エコノミストは、英国にとって最大の貿易相手であるEUとの協定見直しが、最近インドや米国と締結した協定よりも国内経済へより大きな影響を及ぼす可能性があると指摘する。一方で、英国がEUの単一市場や関税同盟への再加盟を拒否しているため、経済効果は限られるとの見方もある。

今回の合意の核となるのは防衛・安全保障協定で、英国企業がEUの大型防衛契約へ参画する道が開けた。
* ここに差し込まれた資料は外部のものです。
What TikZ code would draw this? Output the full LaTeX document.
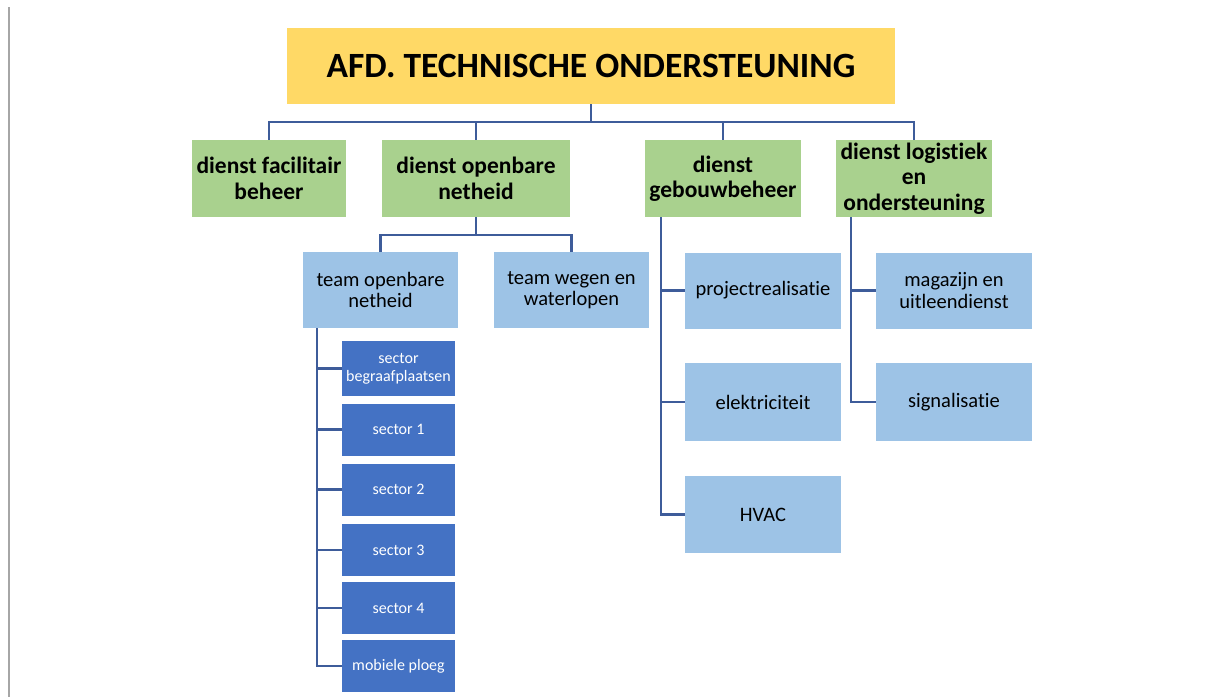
\documentclass[tikz,border=0pt]{standalone}
\usepackage{fontspec}
\setmainfont{Carlito}[Ligatures=NoCommon]
\usepackage{tikz}
\definecolor{titel}{HTML}{FFD966}
\definecolor{groen}{HTML}{A9D18E}
\definecolor{lichtblauw}{HTML}{9DC3E6}
\definecolor{donkerblauw}{HTML}{4472C4}
\definecolor{lijn}{HTML}{3E5C9A}

\begin{document}
\begin{tikzpicture}[x=1pt,y=-1pt]
		\tikzstyle{BoxStyle}=[inner sep=0pt,align=center,text=black]
		\tikzstyle{TitleStyle}=[BoxStyle,fill=titel,minimum width=608pt,minimum height=76pt,font=\fontsize{35.5}{40}\selectfont\bfseries]
		\tikzstyle{DienstStyle}=[BoxStyle,fill=groen,minimum width=156pt,minimum height=77pt,font=\fontsize{23.5}{25.5}\selectfont\bfseries]
		\tikzstyle{TeamStyle}=[BoxStyle,fill=lichtblauw,minimum width=156pt,minimum height=76pt,font=\fontsize{20.5}{21.5}\selectfont]
		\tikzstyle{SectorStyle}=[BoxStyle,fill=donkerblauw,text=white,minimum width=113pt,minimum height=52pt,font=\fontsize{16}{18}\selectfont]
		\tikzstyle{EdgeStyle}=[draw=lijn,line width=2.2pt]
		\useasboundingbox (0,0) rectangle (1208,697);
		\draw[gray!70,line width=2.5pt] (9,7) -- (9,697);

		% afdeling
		\node[TitleStyle] (afd) at (591,66) {AFD. TECHNISCHE ONDERSTEUNING};

		% diensten
		\node[DienstStyle,minimum width=154pt] (fac) at (269,178.5) {dienst facilitair\\beheer};
		\node[DienstStyle,minimum width=188pt] (opn) at (476,178.5) {dienst openbare\\netheid};
		\node[DienstStyle] (geb) at (723,178.5) {dienst\\gebouwbeheer};
		\node[DienstStyle] (log) at (914,178.5) {dienst logistiek\\en\\ondersteuning};

		% teams
		\node[TeamStyle,minimum width=155pt] (ton) at (380.5,290) {team openbare\\netheid};
		\node[TeamStyle,minimum width=155pt] (tww) at (571.5,290) {team wegen en\\waterlopen};
		\node[TeamStyle] (proj) at (763,290.5) {projectrealisatie};
		\node[TeamStyle] (mag) at (954,290.5) {magazijn en\\uitleendienst};
		\node[TeamStyle,minimum height=78pt] (elek) at (763,402) {elektriciteit};
		\node[TeamStyle,minimum height=78pt] (sig) at (954,402) {signalisatie};
		\node[TeamStyle,minimum height=77pt] (hvac) at (763,514.5) {HVAC};

		% sectoren
		\node[SectorStyle,minimum height=55pt] (begr) at (398.5,368.5) {sector\\begraafplaatsen};
		\node[SectorStyle] (s1) at (398.5,429.5) {sector 1};
		\node[SectorStyle] (s2) at (398.5,489.5) {sector 2};
		\node[SectorStyle] (s3) at (398.5,550) {sector 3};
		\node[SectorStyle] (s4) at (398.5,608) {sector 4};
		\node[SectorStyle] (mob) at (398.5,666) {mobiele ploeg};

		% verbindingen
		\coordinate (top) at (591,122);
		\draw[EdgeStyle] (afd.south) -- (top);
		\draw[EdgeStyle] (fac.north) |- (top) -| (log.north);
		\draw[EdgeStyle] (top -| opn.north) -- (opn.north);
		\draw[EdgeStyle] (top -| geb.north) -- (geb.north);

		\coordinate (opnbus) at (476,235);
		\draw[EdgeStyle] (opn.south) -- (opnbus);
		\draw[EdgeStyle] (ton.north) |- (opnbus) -| (tww.north);

		\coordinate (sbus) at ([xshift=14pt]ton.south west);
		\draw[EdgeStyle] (sbus) |- (mob.west);
		\draw[EdgeStyle] (sbus |- begr.west) -- (begr.west);
		\draw[EdgeStyle] (sbus |- s1.west) -- (s1.west);
		\draw[EdgeStyle] (sbus |- s2.west) -- (s2.west);
		\draw[EdgeStyle] (sbus |- s3.west) -- (s3.west);
		\draw[EdgeStyle] (sbus |- s4.west) -- (s4.west);

		\coordinate (gbus) at ([xshift=16pt]geb.south west);
		\draw[EdgeStyle] (gbus) |- (hvac.west);
		\draw[EdgeStyle] (gbus |- proj.west) -- (proj.west);
		\draw[EdgeStyle] (gbus |- elek.west) -- (elek.west);

		\coordinate (lbus) at ([xshift=15pt]log.south west);
		\draw[EdgeStyle] (lbus) |- (sig.west);
		\draw[EdgeStyle] (lbus |- mag.west) -- (mag.west);
	\end{tikzpicture}
\end{document}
しかしBAEシステムズ(BAES.L), opens new tab、ロールスロイス(RR.L), opens new tab、バブコック(BAB.L), opens new tabといった英企業が、1500億ユーロ(1670億ドル)規模の欧州再軍備計画に参加するためには、さらなる合意が必要となる。

漁業に関しては、英国とEU双方の船舶が今後12年間、互いの海域で操業することが認められる。英国は強力な交渉材料の一つを失うことになるが、その見返りとして、多くの中小食品生産者にとって欧州への輸出の障壁となっていた煩雑な書類手続きや国境検査が恒久的に削減される。

英国からの旅行者はEU域内の空港で電子ゲートを利用し、より迅速に通過できるようになる。

代わりに英国は一定年齢の若者が相手国で就学・就労・居住できる制度の枠組みに合意し、詳細については今後詰めることになった。また学生交換プログラム「エラスムスプラス」への参加についても協議を進める。